In response, the poem shifts into repeated benediction: May He protect you from driving show’r, bitter frost, and snaw. God is named not as abstract doctrine but as the One who controls weather—gives the rain and wings the blast. That choice matters: the threats are concrete, and so the help must be concrete too. Yet there’s a subtle contradiction: the same power that sends the storm must also be asked to restrain it. The prayer is both faith and protest—an appeal to mercy in a world where the innocent can be chilled simply because it is November.

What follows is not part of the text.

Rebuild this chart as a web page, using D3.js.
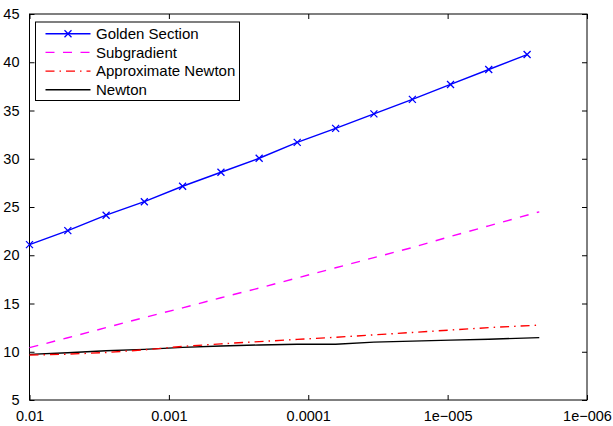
<!DOCTYPE html>
<html>
<head>
<meta charset="utf-8">
<script src="https://cdn.jsdelivr.net/npm/d3@7"></script>
<style>
  body { margin: 0; background: #fff; }
  svg text { font-family: "Liberation Sans", Arial, sans-serif; fill: #000; }
</style>
</head>
<body>
<svg id="chart" width="613" height="426"></svg>
<script>
// tolerance values (x) and iteration counts (y)
const tolGolden = [1e-2, 5.31e-3, 2.82e-3, 1.5e-3, 7.97e-4, 4.23e-4, 2.25e-4, 1.2e-4, 6.36e-5, 3.38e-5, 1.79e-5, 9.53e-6, 5.07e-6, 2.69e-6];
const tolOther = [1e-2, 5.31e-3, 2.82e-3, 1.5e-3, 7.97e-4, 4.23e-4, 2.25e-4, 1.2e-4, 6.36e-5, 3.38e-5, 1.79e-5, 9.53e-6, 5.07e-6, 2.2e-6];

const golden = [21.1, 22.55, 24.15, 25.55, 27.15, 28.6, 30.05, 31.7, 33.15, 34.65, 36.15, 37.7, 39.25, 40.8];
const subgradient = [10.42, 11.45, 12.5, 13.55, 14.55, 15.6, 16.6, 17.65, 18.7, 19.75, 20.8, 21.95, 23.05, 24.5];
const approxNewton = [9.66, 9.75, 9.92, 10.2, 10.55, 10.82, 11.05, 11.28, 11.5, 11.75, 12.0, 12.25, 12.5, 12.76];
const newton = [9.73, 9.9, 10.1, 10.25, 10.45, 10.6, 10.7, 10.77, 10.78, 11.0, 11.1, 11.2, 11.3, 11.46];

const xTicks = [1e-2, 1e-3, 1e-4, 1e-5, 1e-6];
const xTickLabels = ['0.01', '0.001', '0.0001', '1e\u2212005', '1e\u2212006'];
const yTicks = [5, 10, 15, 20, 25, 30, 35, 40, 45];

const seriesNames = ['Golden Section', 'Subgradient', 'Approximate Newton', 'Newton'];

const margin = { top: 14, right: 26, bottom: 26, left: 29.5 };
const width = 613 - margin.left - margin.right;
const height = 426 - margin.top - margin.bottom;

const svg = d3.select('#chart');
const g = svg.append('g')
  .attr('transform', `translate(${margin.left},${margin.top})`);

const x = d3.scaleLog().domain([1e-2, 1e-6]).range([0, width]);
const y = d3.scaleLinear().domain([5, 45]).range([height, 0]);

const series = [
  { name: seriesNames[0], tol: tolGolden, vals: golden, color: '#0000ff', dash: null, marker: true },
  { name: seriesNames[1], tol: tolOther, vals: subgradient, color: '#ff00ff', dash: '9,8.5', marker: false },
  { name: seriesNames[2], tol: tolOther, vals: approxNewton, color: '#ff0000', dash: '9,5,1.5,5', marker: false },
  { name: seriesNames[3], tol: tolOther, vals: newton, color: '#000000', dash: null, marker: false },
];

// axes: ticks point inwards on all four sides
const fmt = (d) => xTickLabels[xTicks.indexOf(d)];
g.append('g')
  .attr('transform', `translate(0,${height})`)
  .call(d3.axisBottom(x).tickValues(xTicks).tickFormat(fmt).tickSizeInner(-5).tickSizeOuter(0).tickPadding(10))
  .call((a) => a.select('.domain').remove())
  .call((a) => a.selectAll('text').attr('font-size', 14.5).attr('dy', '0.75em'));
g.append('g')
  .call(d3.axisTop(x).tickValues(xTicks).tickFormat('').tickSizeInner(-5).tickSizeOuter(0))
  .call((a) => a.select('.domain').remove());
g.append('g')
  .call(d3.axisLeft(y).tickValues(yTicks).tickSizeInner(-5).tickSizeOuter(0).tickPadding(10))
  .call((a) => a.select('.domain').remove())
  .call((a) => a.selectAll('text').attr('font-size', 14.5));
g.append('g')
  .attr('transform', `translate(${width},0)`)
  .call(d3.axisRight(y).tickValues(yTicks).tickFormat('').tickSizeInner(-5).tickSizeOuter(0))
  .call((a) => a.select('.domain').remove());

g.selectAll('.tick line').attr('stroke', '#000');

g.append('rect')
  .attr('width', width)
  .attr('height', height)
  .attr('fill', 'none')
  .attr('stroke', '#000')
  .attr('stroke-width', 1);

const line = d3.line()
  .x((d) => x(d[0]))
  .y((d) => y(d[1]));

// draw Newton first so the others sit on top, like the picture
series.slice().reverse().forEach((s) => {
  const pts = s.tol.map((t, i) => [t, s.vals[i]]);
  g.append('path')
    .datum(pts)
    .attr('d', line)
    .attr('fill', 'none')
    .attr('stroke', s.color)
    .attr('stroke-width', 1.4)
    .attr('stroke-dasharray', s.dash);
  if (s.marker) {
    g.selectAll(null)
      .data(pts)
      .enter().append('path')
      .attr('d', 'M-3.5,-3.5L3.5,3.5M-3.5,3.5L3.5,-3.5')
      .attr('transform', (d) => `translate(${x(d[0])},${y(d[1])})`)
      .attr('stroke', s.color)
      .attr('stroke-width', 1.3);
  }
});

// legend
const legend = svg.append('g').attr('transform', 'translate(35.5,22)');
legend.append('rect')
  .attr('width', 204)
  .attr('height', 78.5)
  .attr('fill', '#fff')
  .attr('stroke', '#000')
  .attr('stroke-width', 1);

series.forEach((s, i) => {
  const ly = 11.7 + i * 18.7;
  legend.append('line')
    .attr('x1', 10).attr('x2', 55)
    .attr('y1', ly).attr('y2', ly)
    .attr('stroke', s.color)
    .attr('stroke-width', 1.4)
    .attr('stroke-dasharray', s.dash);
  if (s.marker) {
    legend.append('path')
      .attr('d', 'M-3.5,-3.5L3.5,3.5M-3.5,3.5L3.5,-3.5')
      .attr('transform', `translate(32.5,${ly})`)
      .attr('stroke', s.color)
      .attr('stroke-width', 1.3);
  }
  legend.append('text')
    .attr('x', 60.5)
    .attr('y', ly)
    .attr('dy', '0.35em')
    .attr('font-size', 15)
    .text(s.name);
});
</script>
</body>
</html>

The mother plant: life wounded but still living

The poem then widens its care to the mother, described as the mother plant with cruel wounds. The metaphor is bluntly bodily: childbirth is not romanticized, and bereavement is a kind of injury. Burns contrasts her recent strength—But late she flourish’d, rooted fast—with her present condition: feebly bends she, Unshelter’d and forlorn. This is the poem’s emotional hinge. The child’s vulnerability is obvious, but the mother’s is lonelier: she is still standing, but forced to bend in the same blast. The earlier image of the lost tree returns here as social reality—without the father, the mother is exposed to weather, work, judgment, and grief.

From endangered bloom to future forest

The closing blessing tries to lift the poem out of pure elegy: Blest be thy bloom, lovely gem, untouched by ruffian hand. That phrase suddenly introduces human violence or exploitation as another storm the child may face—suggesting that danger is not only natural but social. Still, Burns insists on continuation: from thee many a parent stem may arise to deck our land. The child is imagined not merely surviving but becoming a source of future families, a new sheltering growth where one sheltering tree has fallen. The ending doesn’t erase loss; it answers it with a stubborn picture of time: the line will go on, and the exposed flower may someday be a rooted stem.

A sharper, uneasy question

If the father is the missing tree, the poem’s hope depends on replacements: God’s protection, the community’s softened hearts, the child’s later strength. But the repeated fear of storm and ruffian hand raises a harder possibility: what if the world does not provide those replacements? Burns’s blessings read, then, like a way of building shelter out of words—urgent because the shelter in life is not guaranteed.